His macho space-jock cool kicks in when the disaster strikes - and again, let's say what a brilliant sequence this is. Watching it, you see again what the new digital cinema was made for - the blank blue screen as its own limitless universe of possibility.

It's like watching James Cameron play with some new 3-D spatial puzzle, only "Gravity" has the thematic fingerprints of Cuaron, whose worldview ("Children of Men") makes his work unique.

Certainly his POV stands out next to Scott or Kubrick, for whom space is the place wherein no one can hear your scream, and probably wouldn't care if they could.

Cuaron's a different cat altogether. He's a warm and sometimes sentimental humanist, and there are few shots of his pinwheeling humans that do not also feature our planet - home - glowing blue in the background.

There is talk of Mother Earth, images of umbilical attachment, and a woman whose own connection to life is thoughts of those she's loved and lost.
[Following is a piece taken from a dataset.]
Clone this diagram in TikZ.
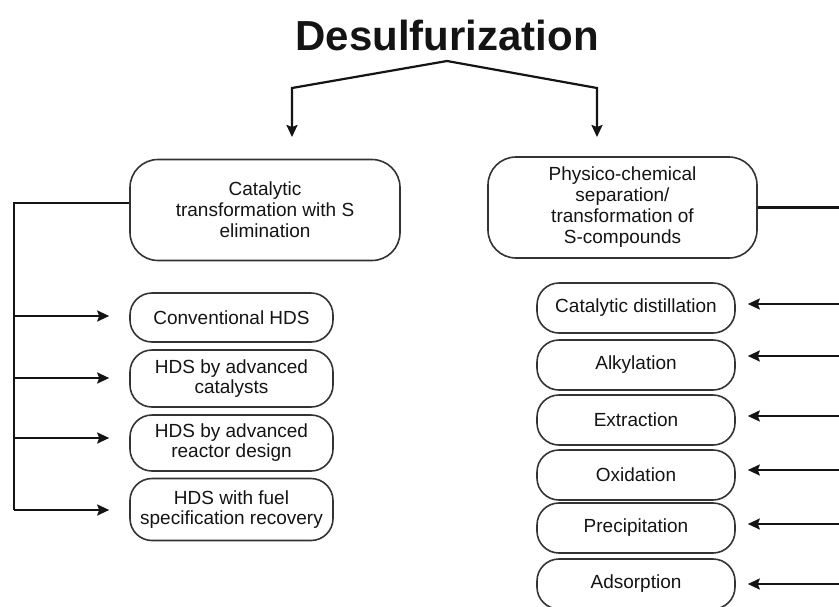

At one point, Ryan's grief becomes a tear as blue and wet as Earth itself, quivering in the empty chill of a careening space module.

This small thing, this single drop of water, is also what digital cinema was born for.

Cuaron goes big in the movie's final moments, conjuring an image amid the pseudo-religious noodling that seems like a nod to the hard-core Darwinists in the audience, linking both in a spirit of renewal and possibility.

I like his optimism. Even if it's sometimes a bit cockeyed. The implied we're-all-in-this-together lessons of international cooperation (Russian and Chinese and American equipment) would play better if the Chinese and Russians were not currently backing Syrian President Bashar al Assad.

But I like the movie's hopefulness, so against the grain of the end-of-everything scowling that we find in every other movie and TV show these days.

Next to that kind of superficial, fashionable pessimism, Cuaron's vision has real gravity.